KARACHI: Issuance of fresh sovereign guarantees jumped to Rs586.3 billion in 2016-17 from an average of Rs143bn for the past five years, according to the latest annual report by the State Bank of Pakistan (SBP).
The total stock of sovereign guarantees is now Rs936.6bn, or 2.9pc of GDP, with 90pc of these on domestic loans. The report warns that this “creates a moral hazard and increases the default risk as guarantees usually cover losses on default.”
At the same time, the stock of debt held by public-sector enterprises (PSEs) increased sharply by Rs232bn to reach Rs1 trillion, or 3.5pc of GDP, at the end of June. “This coincides with the reduction in expenditures on subsidies, which are alternate to guarantees,” the report notes. As subsidies have declined, government-guaranteed debt of PSEs has risen correspondingly.

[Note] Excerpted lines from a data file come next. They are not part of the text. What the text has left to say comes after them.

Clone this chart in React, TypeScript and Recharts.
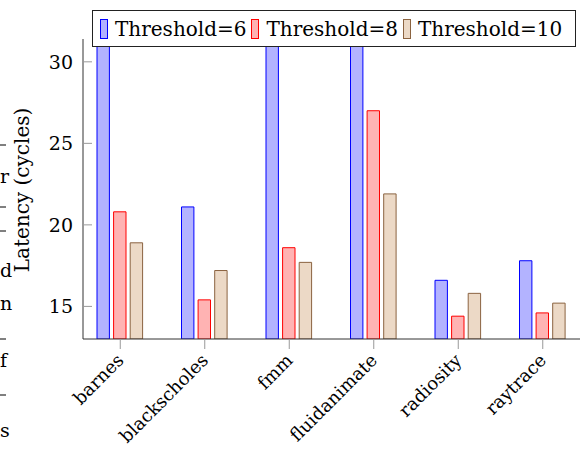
import React from "react";
import { BarChart, Bar, XAxis, YAxis, Legend } from "recharts";

const benchmarks = ["barnes", "blackscholes", "fmm", "fluidanimate", "radiosity", "raytrace"];
// T6 values for barnes, fmm and fluidanimate run past the top of the axis
const threshold6 = [40, 21.1, 40, 40, 16.6, 17.8];
const threshold8 = [20.8, 15.4, 18.6, 27.0, 14.4, 14.6];
const threshold10 = [18.9, 17.2, 17.7, 21.9, 15.8, 15.2];
const yTicks = [15, 20, 25, 30];

// stray marks on the far left edge of the picture
const edgeLetters = [
  { t: "r", y: 176 },
  { t: "d", y: 270 },
  { t: "n", y: 303 },
  { t: "f", y: 360 },
  { t: "s", y: 430 },
];
const edgeDashes = [145, 207, 231, 339, 395];

const series = [
  { key: "t6", name: "Threshold=6", fill: "#b3b3ff", stroke: "#0000ff" },
  { key: "t8", name: "Threshold=8", fill: "#ffb3b3", stroke: "#ff0000" },
  { key: "t10", name: "Threshold=10", fill: "#ecd9c6", stroke: "#8b6340" },
];

const FONT = "'DejaVu Serif', serif";

const data = benchmarks.map((b, i) => ({
  name: b,
  t6: threshold6[i],
  t8: threshold8[i],
  t10: threshold10[i],
}));

function XTick(props: any) {
  const { x, y, payload } = props;
  const ax = x - 5;
  const ay = y + 1;
  return (
    <text
      x={ax}
      y={ay}
      transform={`rotate(-45, ${ax}, ${ay})`}
      textAnchor="end"
      dy="0.75em"
      fontFamily={FONT}
      fontSize={18}
      fill="#000"
    >
      {payload.value}
    </text>
  );
}

function LegendBox() {
  return (
    <div
      style={{
        border: "1px solid #222",
        background: "#fff",
        display: "flex",
        alignItems: "center",
        height: 37,
        width: 484,
        boxSizing: "border-box",
        paddingLeft: 7,
        fontFamily: FONT,
        fontSize: 20,
        color: "#000",
      }}
    >
      {series.map((s) => (
        <div key={s.key} style={{ display: "flex", alignItems: "center", marginRight: 5 }}>
          <span
            style={{
              display: "inline-block",
              width: 6,
              height: 18,
              background: s.fill,
              border: `1px solid ${s.stroke}`,
              marginRight: 7,
            }}
          />
          <span>{s.name}</span>
        </div>
      ))}
    </div>
  );
}

function LeftDecor() {
  return (
    <g>
      <text
        x={22}
        y={190}
        transform="rotate(-90, 22, 190)"
        textAnchor="middle"
        dominantBaseline="central"
        fontFamily={FONT}
        fontSize={20}
        fill="#000"
      >
        Latency (cycles)
      </text>
      {edgeLetters.map((l) => (
        <text
          key={l.t + l.y}
          x={0}
          y={l.y}
          textAnchor="start"
          dominantBaseline="central"
          fontFamily={FONT}
          fontSize={19}
          fill="#000"
        >
          {l.t}
        </text>
      ))}
      {edgeDashes.map((y) => (
        <line key={y} x1={0} x2={6} y1={y} y2={y} stroke="#000" strokeWidth={1} />
      ))}
    </g>
  );
}

export default function App() {
  return (
    <div style={{ position: "absolute", left: 0, top: 0, background: "#fff" }}>
      <BarChart
        width={580}
        height={450}
        data={data}
        margin={{ top: 39, right: 0, left: 0, bottom: 0 }}
        barSize={12.4}
        barGap={4.2}
      >
        <XAxis
          dataKey="name"
          height={111}
          interval={0}
          padding={{ left: -5, right: -5 }}
          axisLine={{ stroke: "#333" }}
          tickLine={{ stroke: "#999" }}
          tickSize={10}
          tick={<XTick />}
        />
        <XAxis
          xAxisId="top"
          dataKey="name"
          orientation="top"
          height={0}
          tick={false}
          tickLine={false}
          axisLine={{ stroke: "#333" }}
        />
        <YAxis
          width={83}
          domain={[13, 31.4]}
          ticks={yTicks}
          allowDataOverflow
          axisLine={{ stroke: "#333" }}
          tickLine={{ stroke: "#999" }}
          tickSize={-9}
          tickMargin={19}
          tick={{ fontFamily: FONT, fontSize: 19, fill: "#000" }}
          label={{ content: () => <LeftDecor /> }}
        />
        <YAxis
          yAxisId="right"
          orientation="right"
          width={0}
          domain={[13, 31.4]}
          ticks={yTicks}
          allowDataOverflow
          axisLine={{ stroke: "#333" }}
          tickLine={{ stroke: "#999" }}
          tickSize={-9}
          tick={false}
        />
        <Legend
          layout="vertical"
          align="center"
          verticalAlign="middle"
          wrapperStyle={{ left: 92, top: 10, width: 486 }}
          content={() => <LegendBox />}
        />
        {series.map((s) => (
          <Bar
            key={s.key}
            dataKey={s.key}
            name={s.name}
            fill={s.fill}
            stroke={s.stroke}
            strokeWidth={1}
            isAnimationActive={false}
          />
        ))}
      </BarChart>
    </div>
  );
}
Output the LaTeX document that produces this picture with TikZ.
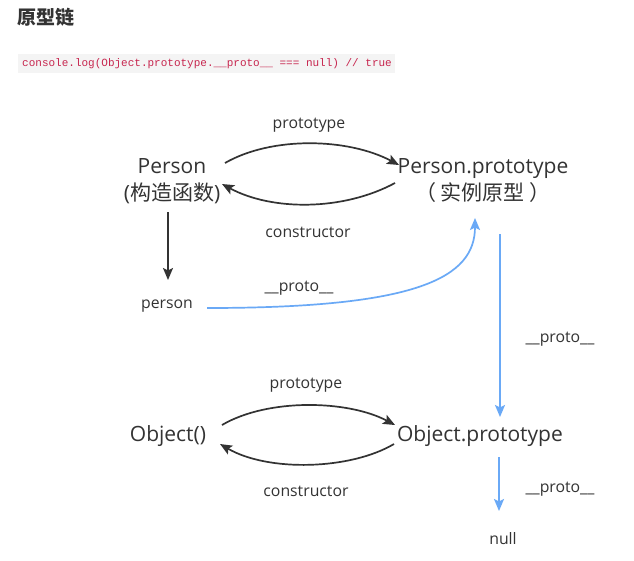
\documentclass[tikz,border=0pt]{standalone}
\usepackage{fontspec}
\setmainfont{Open Sans}
\setmonofont{Liberation Mono}
\newfontfamily\cjk{Noto Sans CJK SC}
\usetikzlibrary{arrows.meta,calc}
\definecolor{ink}{HTML}{333333}
\definecolor{linkblue}{HTML}{6AA9F6}
\definecolor{codered}{HTML}{C7254E}
\definecolor{codebg}{HTML}{F4F4F4}
\tikzset{
  big/.style={font=\fontsize{21}{27}\selectfont, text=ink, inner sep=0pt, align=center},
  lbl/.style={font=\fontsize{15.8}{19}\selectfont, text=ink, inner sep=0pt},
  blk/.style={draw=ink, line width=1.7pt, -{Stealth[length=12pt,width=10pt,inset=2.5pt]}},
  blu/.style={draw=linkblue, line width=1.7pt, -{Stealth[length=12pt,width=10pt,inset=2.5pt]}},
}
\begin{document}
\begin{tikzpicture}[x=1pt,y=-1pt]
\useasboundingbox (0,0) rectangle (634,560);
\fill[white] (0,0) rectangle (634,560);
% title
\node[anchor=west, inner sep=0pt, text=ink, font=\cjk\bfseries\fontsize{19}{22}\selectfont] (title) at (17,17) {原型链};
% code
\fill[codebg] (18,54) rectangle (395,73);
\node[anchor=west, inner sep=0pt, text=codered, font=\ttfamily\fontsize{11}{13}\selectfont] (code) at (22,63.5) {console.log(Object.prototype.\_\_proto\_\_ === null) // true};
% nodes
\node[big] (P) at (172,181) {Person\\({\cjk 构造函数})};
\node[big] (PP) at (483,181) {Person.prototype\\{\cjk （ 实例原型 ）}};
\node[lbl] (person) at (167,306) {person};
\node[big] (O) at (168,436) {Object()};
\node[big] (OP) at (480,436) {Object.prototype};
\node[lbl] (null) at (503,539) {null};
% labels
\node[lbl] (l1) at (309,125) {prototype};
\node[lbl] (l2) at (308,232) {constructor};
\node[lbl] (l3) at (299,288) {\_\_proto\_\_};
\node[lbl] (l4) at (560,339) {\_\_proto\_\_};
\node[lbl] (l5) at (306,385) {prototype};
\node[lbl] (l6) at (306,491) {constructor};
\node[lbl] (l7) at (560,489) {\_\_proto\_\_};
% black arrows
\draw[blk] ($(P.center)+(53,-18)$) .. controls ($(P.center)+(100,-45)$) and ($(PP.center)+(-135,-43)$) .. ($(PP.center)+(-84,-16)$);
\draw[blk] ($(PP.center)+(-88,2)$) .. controls ($(PP.center)+(-140,30)$) and ($(P.center)+(100,30)$) .. ($(P.center)+(50,3)$);
\draw[blk] ($(P.center)+(-4,31)$) -- ($(person.center)+(1,-26)$);
\draw[blk] ($(O.center)+(54,-11)$) .. controls ($(O.center)+(100,-38)$) and ($(OP.center)+(-132,-36)$) .. ($(OP.center)+(-85,-11)$);
\draw[blk] ($(OP.center)+(-86,8)$) .. controls ($(OP.center)+(-130,34)$) and ($(O.center)+(100,36)$) .. ($(O.center)+(52,8)$);
% blue arrows
\draw[blu] ($(person.center)+(40,2)$) .. controls ($(person.center)+(250,2)$) and ($(PP.center)+(-8,97)$) .. ($(PP.center)+(-8,37)$);
\draw[blu] ($(PP.center)+(17,53)$) -- ($(OP.center)+(20,-19)$);
\draw[blu] ($(OP.center)+(19,21)$) -- ($(null.center)+(-4,-28)$);
\end{tikzpicture}
\end{document}
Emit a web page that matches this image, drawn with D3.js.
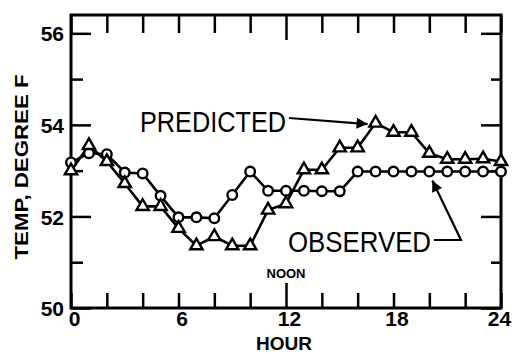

Government guarantees are an alternate to subsidies, the report notes. The key difference between the two is that subsidies hit the budget directly but the issuance of guarantees only shows up on the fiscal account if they are realised in the event of a default.
The report notes the need for sovereign guarantees, saying they are still within the limits set by the law despite the increase. Instead, it provides some suggestions to better manage the growth of publicly guaranteed debt because it brings with it the risk of a sudden disruptive event that can hit key sectors of the economy.
Steps recommended for better management of the growing stock of guarantees include ceilings on fresh issuance, parliamentary approval of all new guarantees, limits on claims that lenders can make when invoking a guarantee, maintenance of a contingency reserve fund, greater oversight from the auditor general of Pakistan and an early warning system.